Mas o que agora está gizado na pedra não pode ser apenas para “Europeu ver”, é preciso colocar-se em prática esta expedição digna dos Descobrimentos portugueses do séc. XXI. E para concretizarmos todos os compromissos a que Portugal se propôs, vai ser necessária a ambição e o empenho de todos (cidadãos, empresas, decisores políticos, etc.). A situação pandémica trazida pelo COVID-19 veio alertar-nos para a necessidade de irmos ainda mais além, sendo necessário garantir uma resiliência da economia que nos permita conseguirmos recuperar rapidamente quando somos atingidos por uma crise, seja ela sanitária, climática ou de outra qualquer natureza. E para isso, temos de nos tornar mais verdes e mais digitais muito mais depressa, apostando na circularidade dos nossos recursos e na democratização do acesso de todos à habitação (não só físico como financeiro) e à energia para estarmos mais bem preparados para o futuro.

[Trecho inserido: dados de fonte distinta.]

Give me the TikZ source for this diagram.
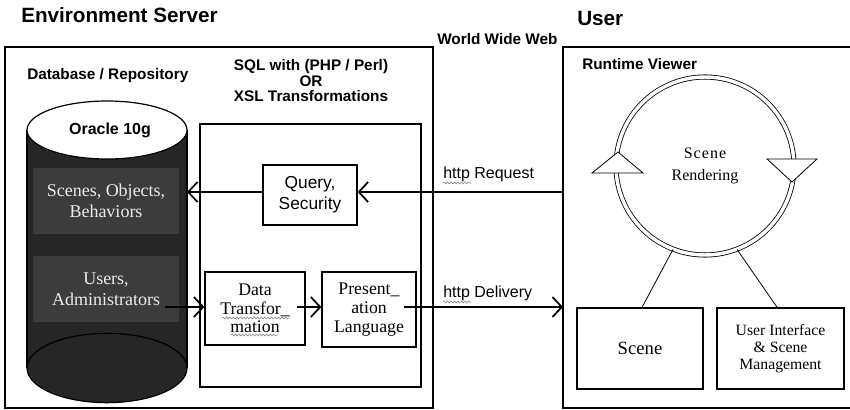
\documentclass[tikz,border=0pt]{standalone}
\usepackage{fontspec}
\setmainfont{Liberation Serif}
\setsansfont{Liberation Sans}
\usetikzlibrary{arrows.meta,decorations.pathmorphing}
\definecolor{cyl}{HTML}{262626}
\definecolor{dbox}{HTML}{3C3C3C}
\definecolor{dtext}{HTML}{EBEBEB}
\begin{document}
\begin{tikzpicture}[x=0.75pt,y=-0.75pt,
  frame/.style={draw, line width=0.9pt, inner sep=0pt},
  box/.style={draw, line width=0.9pt, fill=white, align=center, inner sep=0pt},
  darkbox/.style={draw=black!85, line width=0.9pt, fill=dbox, text=dtext, align=center, inner sep=0pt,
    minimum width=111pt, minimum height=51pt, font=\fontsize{13.5}{15.5}\selectfont},
  heading/.style={font=\sffamily\bfseries\fontsize{15.5}{18}\selectfont, inner sep=0pt},
  lbl/.style={font=\sffamily\bfseries\fontsize{11.5}{13.5}\selectfont, inner sep=0pt},
  httplbl/.style={font=\sffamily\fontsize{12}{14}\selectfont, inner sep=0pt},
  flow/.style={line width=1.3pt, -{Straight Barb[length=7pt,width=15pt,line width=1.3pt]}},
  squig/.style={draw=black!45, line width=0.5pt, decorate,
    decoration={snake, amplitude=0.7pt, segment length=2.6pt}},
  thin/.style={line width=0.6pt}
]
\useasboundingbox (0,0) rectangle (850,410);

% headings
\node[heading, anchor=base west] (hserver) at (21,23) {Environment Server};
\node[heading, anchor=base west] (huser) at (577,26) {User};
\node[lbl, anchor=base west] (www) at (437,45) {World Wide Web};

% server frame
\node[frame, minimum width=321pt, minimum height=270.75pt] (server) at (219,227.5) {};
% user frame (right edge cut by the picture border)
\coordinate (uTL) at (563,47);
\coordinate (uBL) at (563,408);
\draw[line width=0.9pt] (850,47) -- (uTL) -- (uBL) -- (850,408);

\node[lbl, anchor=base west] (dbrepo) at (27,80) {Database / Repository};
\node[lbl, anchor=base] (sql1) at (311,71) {SQL with (PHP / Perl)};
\node[lbl, anchor=base] (sql2) at (311,87) {OR};
\node[lbl, anchor=base] (sql3) at (311,102) {XSL Transformations};
\node[lbl, anchor=base west] (rtv) at (582,70) {Runtime Viewer};

% cylinder
\coordinate (cylR) at (187,130);
\fill[cyl] (27,130) rectangle (187,368);
\draw[line width=0.9pt, fill=cyl] (107,368) ellipse [x radius=60pt, y radius=26pt];
\draw[line width=0.9pt] (27,130) -- (27,368) (187,130) -- (187,368);
\draw[line width=0.9pt, fill=white] (107,130) ellipse [x radius=60pt, y radius=21.75pt];
\node[font=\sffamily\bfseries\fontsize{12}{14}\selectfont, inner sep=0pt] (oracle) at (110,130) {Oracle 10g};

\node[darkbox] (scenes) at (106,201) {Scenes, Objects,\\Behaviors};
\node[darkbox] (users) at (106,289) {Users,\\Administrators};

% SQL frame and its boxes
\node[frame, minimum width=165.75pt, minimum height=197.25pt] (sql) at (310.5,255.5) {};
\node[box, minimum width=70.5pt, minimum height=45pt, font=\sffamily\fontsize{13}{15.75}\selectfont] (query) at (310,195) {Query,\\Security};
\node[box, minimum width=75pt, minimum height=54.75pt, font=\fontsize{13.3}{14}\selectfont] (data) at (255,308.5) {Data\\Transfor\_\\mation};
\node[box, minimum width=70.5pt, minimum height=56.25pt, font=\fontsize{13.3}{14}\selectfont] (pres) at (369,309.5) {Present\_\\ation\\Language};

% spell-check squiggles
\draw[squig] (222,318) -- (290,318);
\draw[squig] (231,335) -- (278,335);

% runtime viewer
\node[circle, draw, thin, double, double distance=2.6pt, minimum size=133.5pt, inner sep=0pt,
  align=center, font=\fontsize{12}{16.5}\selectfont] (ring) at (705,166) {S\hspace{0.8pt}c\hspace{0.8pt}e\hspace{0.8pt}n\hspace{0.8pt}e\\Rendering};
\draw[thin, fill=white] (618,152) -- (643,173) -- (592,173) -- cycle;
\draw[thin, fill=white] (767,159) -- (817,159) -- (792,182) -- cycle;

\node[box, minimum width=94.5pt, minimum height=60.75pt, font=\fontsize{14}{16}\selectfont] (scene) at (640,348.5) {Scene};
\node[box, minimum width=95.25pt, minimum height=60.75pt, font=\fontsize{11.8}{13}\selectfont] (ui) at (780.5,348.5) {User Interface\\\& Scene\\Management};
\draw[thin] (ring.249) -- ([xshift=1.5pt]scene.north);
\draw[thin] (ring.291) -- ([xshift=-2.5pt]ui.north);

% http labels
\node[httplbl, anchor=base west] (hreq) at (443,178) {http Request};
\node[httplbl, anchor=base west] (hdel) at (443,297) {http Delivery};
\draw[squig] (443,183) -- (471,183);
\draw[squig] (443,302) -- (471,302);

% flows
\coordinate (u1) at (165,307);
\coordinate (d1) at (297,307);
\coordinate (p1) at (404,307);
\draw[flow] (uTL |- 0,192) -- (query.east |- 0,192);
\draw[flow] (query.west |- 0,192) -- (cylR |- 0,192);
\draw[flow] (u1) -- (data.west |- u1);
\draw[flow] (d1) -- (pres.west |- d1);
\draw[flow] (p1) -- (uTL |- p1);
\end{tikzpicture}
\end{document}
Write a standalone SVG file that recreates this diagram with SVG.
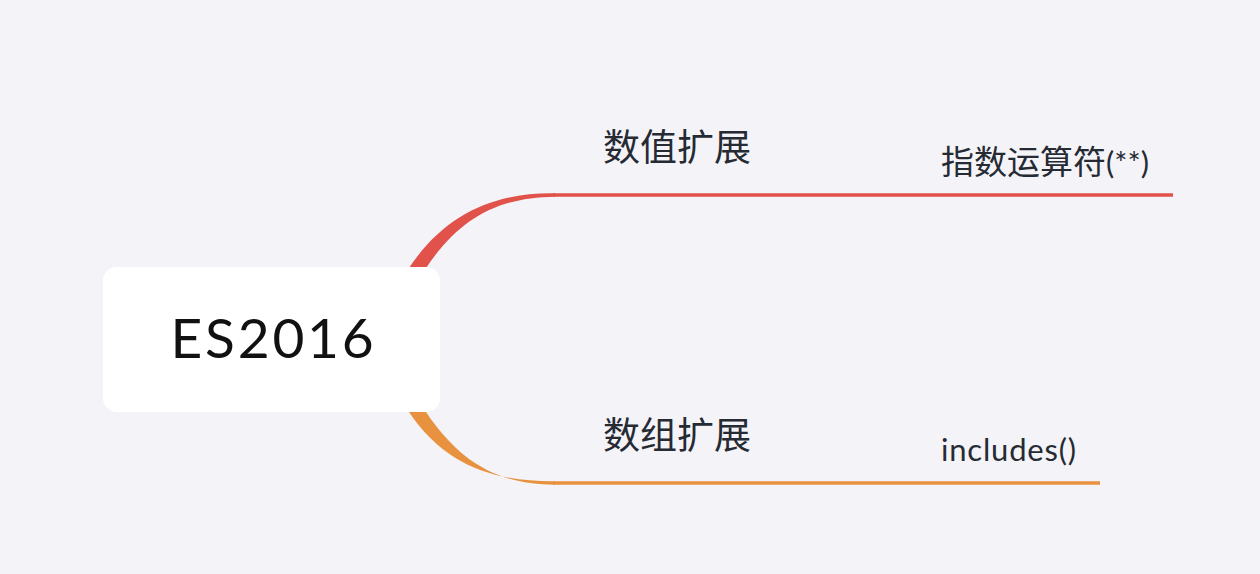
<svg xmlns="http://www.w3.org/2000/svg" width="1260" height="574" viewBox="0 0 1260 574">
<style>
.t{font-family:"Noto Sans CJK SC","Noto Sans",sans-serif;fill:#252a33}
.s{font-family:Lato,"Noto Sans CJK SC",sans-serif;fill:#252a33}
</style>
<rect width="1260" height="574" fill="#f4f3f8"/>
<g id="connectors">
<path d="M409 268 C445 214 495 192.3 555 193.3 L555 196.7 C500 197.5 461 216 426 268 Z" fill="#e0524a"/>
<line x1="553" y1="195" x2="1173" y2="195" stroke="#e0524a" stroke-width="3.4"/>
<path d="M409 412 C445 466 495 481.7 555 481.3 L555 484.7 C500 484.5 461 464 426 412 Z" fill="#e8913f"/>
<line x1="553" y1="483" x2="1100" y2="483" stroke="#e8913f" stroke-width="3.4"/>
</g>
<g id="root">
<rect x="103" y="267" width="337" height="145" rx="14" fill="#ffffff"/>
<text x="273.5" y="358" text-anchor="middle" font-family="Lato,sans-serif" font-size="55" letter-spacing="2.8" fill="#111">ES2016</text>
</g>
<g id="n1"><text class="t" x="603" y="161" font-size="37">数值扩展</text></g>
<g id="n1a"><text class="t" x="941" y="174" font-size="33">指数运算符<tspan class="s" font-size="31">(**)</tspan></text></g>
<g id="n2"><text class="t" x="603" y="449" font-size="37">数组扩展</text></g>
<g id="n2a"><text class="s" x="941" y="461" font-size="31" letter-spacing="0.8">includes()</text></g>
</svg>
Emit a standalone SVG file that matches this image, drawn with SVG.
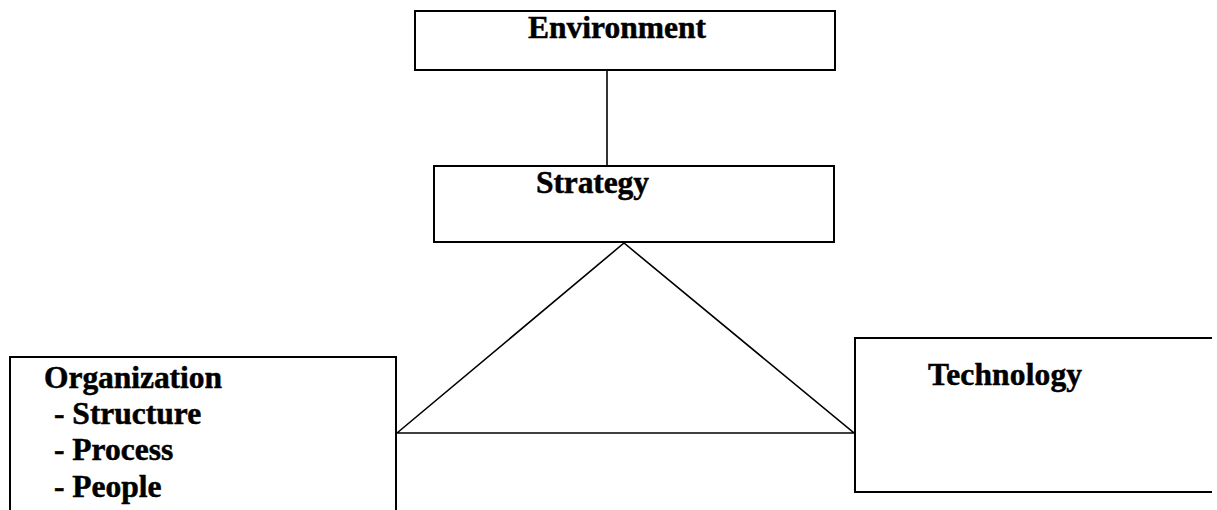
<svg xmlns="http://www.w3.org/2000/svg" width="1217" height="510" viewBox="0 0 1217 510">
<style>
.box{fill:#fff;stroke:#000;stroke-width:2}
.ln{stroke:#000;stroke-width:1.6;fill:none}
text{font-family:"Liberation Serif","Times New Roman",serif;font-weight:bold;font-size:31.5px;fill:#000;stroke:#000;stroke-width:0.5}
</style>
<rect width="1217" height="510" fill="#fff"/>
<g id="connectors">
<line class="ln" x1="607" y1="70" x2="607" y2="166"/>
<polyline class="ln" points="397,433 624,243 854,433 397,433"/>
</g>
<g id="environment">
<rect class="box" x="415" y="11" width="420" height="59"/>
<text x="528" y="38" textLength="178">Environment</text>
</g>
<g id="strategy">
<rect class="box" x="434" y="166" width="400" height="76"/>
<text x="536" y="193" textLength="113">Strategy</text>
</g>
<g id="organization">
<path class="box" d="M10,515 V357 H396 V515"/>
<text x="44" y="388" textLength="178">Organization</text>
<text x="54" y="424">- Structure</text>
<text x="54" y="460">- Process</text>
<text x="54" y="497">- People</text>
</g>
<g id="technology">
<path class="box" d="M1212,338 H855 V492 H1212"/>
<text x="928" y="385" textLength="154">Technology</text>
</g>
</svg>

E o futuro é hoje, o que significa que não podemos esperar (menos de) 30 anos para descarbonizar, mitigar a pobreza energética, aumentar o conforto térmico e reduzir a fatura energética de todo o parque de edifícios existentes (coisas que nos parecem óbvias nos dias que correm, num país desenvolvido e europeu) e no caminho ainda teremos de refletir na importância de fazermos uma transição justa e inclusiva, considerando também a componente estética, que tem sido deixada para segundo plano em detrimento de outras “prioridades”.

Os dados estão lançados, agora cabe-nos a nós vencer este jogo.